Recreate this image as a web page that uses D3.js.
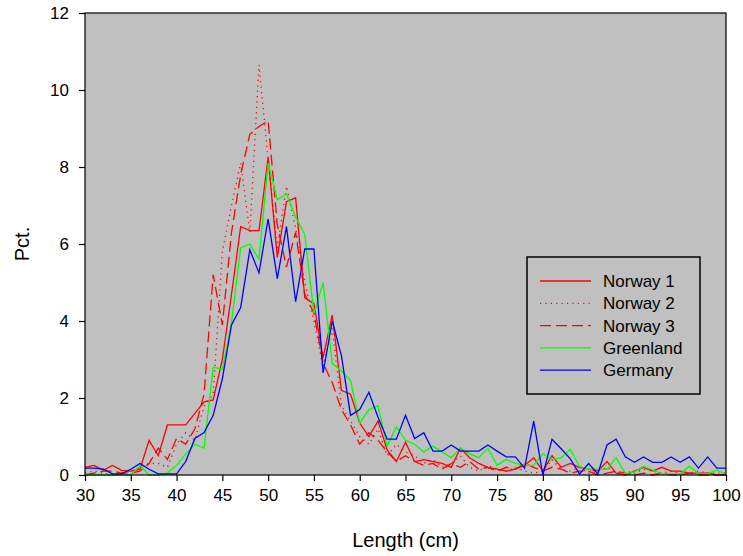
<!DOCTYPE html>
<html>
<head>
<meta charset="utf-8">
<script src="https://cdn.jsdelivr.net/npm/d3@7"></script>
<style>
	body { margin: 0; background: #fff; }
	text { font-family: "Liberation Sans", Arial, sans-serif; }
</style>
</head>
<body>
<svg id="chart"></svg>
<script>

var lengths = [30,31,32,33,34,35,36,37,38,39,40,41,42,43,44,45,46,47,48,49,50,51,52,53,54,55,56,57,58,59,
	60,61,62,63,64,65,66,67,68,69,70,71,72,73,74,75,76,77,78,79,80,81,82,83,84,85,86,87,88,89,
	90,91,92,93,94,95,96,97,98,99,100];

var norway1 = [0.2,0.25,0.12,0.25,0.12,0.1,0.15,0.9,0.5,1.3,
	1.3,1.3,1.6,1.9,1.95,3.0,4.7,6.45,6.35,6.35,
	8.25,5.65,7.1,7.2,4.6,4.45,3.05,4.15,2.2,2.1,
	1.35,1.0,1.4,0.65,0.35,0.85,0.35,0.4,0.35,0.3,
	0.2,0.7,0.45,0.3,0.2,0.15,0.1,0.15,0.25,0.45,
	0.1,0.5,0.2,0.3,0.2,0.15,0.1,0.35,0.05,0.0,
	0.1,0.2,0.1,0.2,0.1,0.1,0.05,0.05,0.05,0.0,
	0.0];

var norway2 = [0.05,0.1,0.05,0.0,0.05,0.1,0.2,0.3,0.3,0.2,
	0.8,1.1,0.9,1.8,2.1,5.8,7.0,8.1,6.3,10.65,
	8.2,5.9,7.5,6.4,5.0,4.0,2.8,3.8,1.8,1.4,
	1.0,0.8,1.2,0.5,0.8,0.6,0.5,0.3,0.4,0.2,
	0.3,0.5,0.2,0.1,0.25,0.15,0.1,0.2,0.1,0.05,
	0.1,0.4,0.15,0.1,0.2,0.05,0.1,0.2,0.05,0.1,
	0.05,0.15,0.1,0.05,0.1,0.05,0.05,0.1,0.05,0.05,
	0.05];

var norway3 = [0.0,0.05,0.1,0.1,0.05,0.05,0.1,0.3,0.7,0.4,
	0.95,0.8,1.2,2.1,5.2,3.9,6.3,7.8,8.85,9.05,
	9.2,6.5,5.4,6.3,4.7,4.2,2.9,2.4,1.7,1.3,
	0.8,1.1,0.9,0.6,0.35,0.5,0.35,0.25,0.3,0.15,
	0.3,0.2,0.35,0.15,0.2,0.1,0.2,0.15,0.3,0.2,
	0.1,0.2,0.15,0.05,0.1,0.1,0.0,0.05,0.1,0.05,
	0.0,0.05,0.0,0.05,0.0,0.0,0.05,0.0,0.0,0.0,
	0.0];

var greenland = [0,0,0,0,0,0,0.25,0,0,0.05,
	0.25,0.55,0.8,0.7,2.8,2.75,3.95,5.9,6.0,5.6,
	8.1,7.15,7.3,6.7,6.25,4.2,5.0,2.9,2.7,2.45,
	1.35,1.7,1.8,0.75,1.25,0.9,0.8,0.6,0.75,0.6,
	0.45,0.7,0.55,0.45,0.7,0.25,0.4,0.3,0.25,0.25,
	0.55,0.4,0.45,0.67,0.22,0.15,0.15,0.15,0.45,0.03,
	0.08,0.22,0.13,0.03,0.03,0.03,0.23,0.03,0.03,0.13,
	0];

var germany = [0.18,0.18,0.15,0.03,0.03,0.15,0.3,0.15,0.03,0.03,
	0.03,0.35,0.95,1.1,1.55,2.5,3.9,4.35,5.85,5.25,
	6.65,5.1,6.45,4.5,5.87,5.87,2.65,4.0,3.1,1.55,
	1.7,2.15,1.5,0.93,0.93,1.55,0.95,1.1,0.62,0.62,
	0.78,0.62,0.62,0.62,0.78,0.62,0.47,0.47,0.18,1.4,
	0,0.93,0.68,0.42,0.03,0.3,0.03,0.78,0.93,0.47,
	0.33,0.47,0.33,0.33,0.47,0.33,0.47,0.18,0.47,0.18,
	0.18];

var seriesNames = ["Norway 1", "Norway 2", "Norway 3", "Greenland", "Germany"];
var xTicks = [30,35,40,45,50,55,60,65,70,75,80,85,90,95,100];
var yTicks = [0,2,4,6,8,10,12];

var pageWidth = 743;
var pageHeight = 556;
var plot = { left: 85, right: 726, top: 13, bottom: 475 };

var styles = [
	{ color: "#ff0000", dash: null },
	{ color: "#ff0000", dash: "1.2,4.2" },
	{ color: "#ff0000", dash: "11,5" },
	{ color: "#00ff00", dash: null },
	{ color: "#0000ff", dash: null }
];

var allSeries = [norway1, norway2, norway3, greenland, germany];

var svg = d3.select("#chart")
	.attr("width", pageWidth)
	.attr("height", pageHeight);

var xScale = d3.scaleLinear()
	.domain([30, 100])
	.range([plot.left, plot.right]);

var yScale = d3.scaleLinear()
	.domain([0, 12])
	.range([plot.bottom, plot.top]);

// grey plot background
svg.append("rect")
	.attr("x", plot.left)
	.attr("y", plot.top)
	.attr("width", plot.right - plot.left)
	.attr("height", plot.bottom - plot.top)
	.attr("fill", "#c0c0c0");

var line = d3.line()
	.x(function(d) { return xScale(d[0]); })
	.y(function(d) { return yScale(d[1]); });

allSeries.forEach(function(values, i) {
	var pts = lengths.map(function(l, j) { return [l, values[j]]; });
	svg.append("path")
		.datum(pts)
		.attr("fill", "none")
		.attr("stroke", styles[i].color)
		.attr("stroke-width", 1.3)
		.attr("stroke-dasharray", styles[i].dash)
		.attr("d", line);
});

// frame
svg.append("rect")
	.attr("x", plot.left)
	.attr("y", plot.top)
	.attr("width", plot.right - plot.left)
	.attr("height", plot.bottom - plot.top)
	.attr("fill", "none")
	.attr("stroke", "#000")
	.attr("stroke-width", 1.2);

var xAxis = svg.append("g")
	.attr("transform", "translate(0," + plot.bottom + ")")
	.call(d3.axisBottom(xScale).tickValues(xTicks).tickSize(6).tickPadding(8));

var yAxis = svg.append("g")
	.attr("transform", "translate(" + plot.left + ",0)")
	.call(d3.axisLeft(yScale).tickValues(yTicks).tickSize(6).tickPadding(10));

[xAxis, yAxis].forEach(function(ax) {
	ax.select(".domain").remove();
	ax.selectAll(".tick line").attr("stroke", "#000").attr("stroke-width", 1.2);
	ax.selectAll(".tick text")
		.attr("fill", "#000")
		.style("font-size", "17px")
		.style("font-family", "'Liberation Sans', Arial, sans-serif");
});

svg.append("text")
	.attr("x", (plot.left + plot.right) / 2)
	.attr("y", 547)
	.attr("text-anchor", "middle")
	.style("font-size", "20px")
	.text("Length (cm)");

svg.append("text")
	.attr("transform", "translate(29," + ((plot.top + plot.bottom) / 2) + ") rotate(-90)")
	.attr("text-anchor", "middle")
	.style("font-size", "20px")
	.text("Pct.");

// legend
var legend = svg.append("g").attr("transform", "translate(527,257)");

legend.append("rect")
	.attr("width", 173)
	.attr("height", 137)
	.attr("fill", "#c0c0c0")
	.attr("stroke", "#000")
	.attr("stroke-width", 1.5);

seriesNames.forEach(function(name, i) {
	var y = 24 + i * 22.3;
	legend.append("line")
		.attr("x1", 13).attr("x2", 64)
		.attr("y1", y).attr("y2", y)
		.attr("stroke", styles[i].color)
		.attr("stroke-width", 1.3)
		.attr("stroke-dasharray", styles[i].dash);
	legend.append("text")
		.attr("x", 76)
		.attr("y", y + 6)
		.style("font-size", "17px")
		.text(name);
});

</script>
</body>
</html>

SHORT TASK
Print the complete listing exactly, apart from any pictures.

ANSWER TO THIS EXERCISE
Recreate this image as a web page that uses D3.js.
<!DOCTYPE html>
<html>
<head>
<meta charset="utf-8">
<script src="https://cdn.jsdelivr.net/npm/d3@7"></script>
<style>
	body { margin: 0; background: #fff; }
	text { font-family: "Liberation Sans", Arial, sans-serif; }
</style>
</head>
<body>
<svg id="chart"></svg>
<script>

var lengths = [30,31,32,33,34,35,36,37,38,39,40,41,42,43,44,45,46,47,48,49,50,51,52,53,54,55,56,57,58,59,
	60,61,62,63,64,65,66,67,68,69,70,71,72,73,74,75,76,77,78,79,80,81,82,83,84,85,86,87,88,89,
	90,91,92,93,94,95,96,97,98,99,100];

var norway1 = [0.2,0.25,0.12,0.25,0.12,0.1,0.15,0.9,0.5,1.3,
	1.3,1.3,1.6,1.9,1.95,3.0,4.7,6.45,6.35,6.35,
	8.25,5.65,7.1,7.2,4.6,4.45,3.05,4.15,2.2,2.1,
	1.35,1.0,1.4,0.65,0.35,0.85,0.35,0.4,0.35,0.3,
	0.2,0.7,0.45,0.3,0.2,0.15,0.1,0.15,0.25,0.45,
	0.1,0.5,0.2,0.3,0.2,0.15,0.1,0.35,0.05,0.0,
	0.1,0.2,0.1,0.2,0.1,0.1,0.05,0.05,0.05,0.0,
	0.0];

var norway2 = [0.05,0.1,0.05,0.0,0.05,0.1,0.2,0.3,0.3,0.2,
	0.8,1.1,0.9,1.8,2.1,5.8,7.0,8.1,6.3,10.65,
	8.2,5.9,7.5,6.4,5.0,4.0,2.8,3.8,1.8,1.4,
	1.0,0.8,1.2,0.5,0.8,0.6,0.5,0.3,0.4,0.2,
	0.3,0.5,0.2,0.1,0.25,0.15,0.1,0.2,0.1,0.05,
	0.1,0.4,0.15,0.1,0.2,0.05,0.1,0.2,0.05,0.1,
	0.05,0.15,0.1,0.05,0.1,0.05,0.05,0.1,0.05,0.05,
	0.05];

var norway3 = [0.0,0.05,0.1,0.1,0.05,0.05,0.1,0.3,0.7,0.4,
	0.95,0.8,1.2,2.1,5.2,3.9,6.3,7.8,8.85,9.05,
	9.2,6.5,5.4,6.3,4.7,4.2,2.9,2.4,1.7,1.3,
	0.8,1.1,0.9,0.6,0.35,0.5,0.35,0.25,0.3,0.15,
	0.3,0.2,0.35,0.15,0.2,0.1,0.2,0.15,0.3,0.2,
	0.1,0.2,0.15,0.05,0.1,0.1,0.0,0.05,0.1,0.05,
	0.0,0.05,0.0,0.05,0.0,0.0,0.05,0.0,0.0,0.0,
	0.0];

var greenland = [0,0,0,0,0,0,0.25,0,0,0.05,
	0.25,0.55,0.8,0.7,2.8,2.75,3.95,5.9,6.0,5.6,
	8.1,7.15,7.3,6.7,6.25,4.2,5.0,2.9,2.7,2.45,
	1.35,1.7,1.8,0.75,1.25,0.9,0.8,0.6,0.75,0.6,
	0.45,0.7,0.55,0.45,0.7,0.25,0.4,0.3,0.25,0.25,
	0.55,0.4,0.45,0.67,0.22,0.15,0.15,0.15,0.45,0.03,
	0.08,0.22,0.13,0.03,0.03,0.03,0.23,0.03,0.03,0.13,
	0];

var germany = [0.18,0.18,0.15,0.03,0.03,0.15,0.3,0.15,0.03,0.03,
	0.03,0.35,0.95,1.1,1.55,2.5,3.9,4.35,5.85,5.25,
	6.65,5.1,6.45,4.5,5.87,5.87,2.65,4.0,3.1,1.55,
	1.7,2.15,1.5,0.93,0.93,1.55,0.95,1.1,0.62,0.62,
	0.78,0.62,0.62,0.62,0.78,0.62,0.47,0.47,0.18,1.4,
	0,0.93,0.68,0.42,0.03,0.3,0.03,0.78,0.93,0.47,
	0.33,0.47,0.33,0.33,0.47,0.33,0.47,0.18,0.47,0.18,
	0.18];

var seriesNames = ["Norway 1", "Norway 2", "Norway 3", "Greenland", "Germany"];
var xTicks = [30,35,40,45,50,55,60,65,70,75,80,85,90,95,100];
var yTicks = [0,2,4,6,8,10,12];

var pageWidth = 743;
var pageHeight = 556;
var plot = { left: 85, right: 726, top: 13, bottom: 475 };

var styles = [
	{ color: "#ff0000", dash: null },
	{ color: "#ff0000", dash: "1.2,4.2" },
	{ color: "#ff0000", dash: "11,5" },
	{ color: "#00ff00", dash: null },
	{ color: "#0000ff", dash: null }
];

var allSeries = [norway1, norway2, norway3, greenland, germany];

var svg = d3.select("#chart")
	.attr("width", pageWidth)
	.attr("height", pageHeight);

var xScale = d3.scaleLinear()
	.domain([30, 100])
	.range([plot.left, plot.right]);

var yScale = d3.scaleLinear()
	.domain([0, 12])
	.range([plot.bottom, plot.top]);

// grey plot background
svg.append("rect")
	.attr("x", plot.left)
	.attr("y", plot.top)
	.attr("width", plot.right - plot.left)
	.attr("height", plot.bottom - plot.top)
	.attr("fill", "#c0c0c0");

var line = d3.line()
	.x(function(d) { return xScale(d[0]); })
	.y(function(d) { return yScale(d[1]); });

allSeries.forEach(function(values, i) {
	var pts = lengths.map(function(l, j) { return [l, values[j]]; });
	svg.append("path")
		.datum(pts)
		.attr("fill", "none")
		.attr("stroke", styles[i].color)
		.attr("stroke-width", 1.3)
		.attr("stroke-dasharray", styles[i].dash)
		.attr("d", line);
});

// frame
svg.append("rect")
	.attr("x", plot.left)
	.attr("y", plot.top)
	.attr("width", plot.right - plot.left)
	.attr("height", plot.bottom - plot.top)
	.attr("fill", "none")
	.attr("stroke", "#000")
	.attr("stroke-width", 1.2);

var xAxis = svg.append("g")
	.attr("transform", "translate(0," + plot.bottom + ")")
	.call(d3.axisBottom(xScale).tickValues(xTicks).tickSize(6).tickPadding(8));

var yAxis = svg.append("g")
	.attr("transform", "translate(" + plot.left + ",0)")
	.call(d3.axisLeft(yScale).tickValues(yTicks).tickSize(6).tickPadding(10));

[xAxis, yAxis].forEach(function(ax) {
	ax.select(".domain").remove();
	ax.selectAll(".tick line").attr("stroke", "#000").attr("stroke-width", 1.2);
	ax.selectAll(".tick text")
		.attr("fill", "#000")
		.style("font-size", "17px")
		.style("font-family", "'Liberation Sans', Arial, sans-serif");
});

svg.append("text")
	.attr("x", (plot.left + plot.right) / 2)
	.attr("y", 547)
	.attr("text-anchor", "middle")
	.style("font-size", "20px")
	.text("Length (cm)");

svg.append("text")
	.attr("transform", "translate(29," + ((plot.top + plot.bottom) / 2) + ") rotate(-90)")
	.attr("text-anchor", "middle")
	.style("font-size", "20px")
	.text("Pct.");

// legend
var legend = svg.append("g").attr("transform", "translate(527,257)");

legend.append("rect")
	.attr("width", 173)
	.attr("height", 137)
	.attr("fill", "#c0c0c0")
	.attr("stroke", "#000")
	.attr("stroke-width", 1.5);

seriesNames.forEach(function(name, i) {
	var y = 24 + i * 22.3;
	legend.append("line")
		.attr("x1", 13).attr("x2", 64)
		.attr("y1", y).attr("y2", y)
		.attr("stroke", styles[i].color)
		.attr("stroke-width", 1.3)
		.attr("stroke-dasharray", styles[i].dash);
	legend.append("text")
		.attr("x", 76)
		.attr("y", y + 6)
		.style("font-size", "17px")
		.text(name);
});

</script>
</body>
</html>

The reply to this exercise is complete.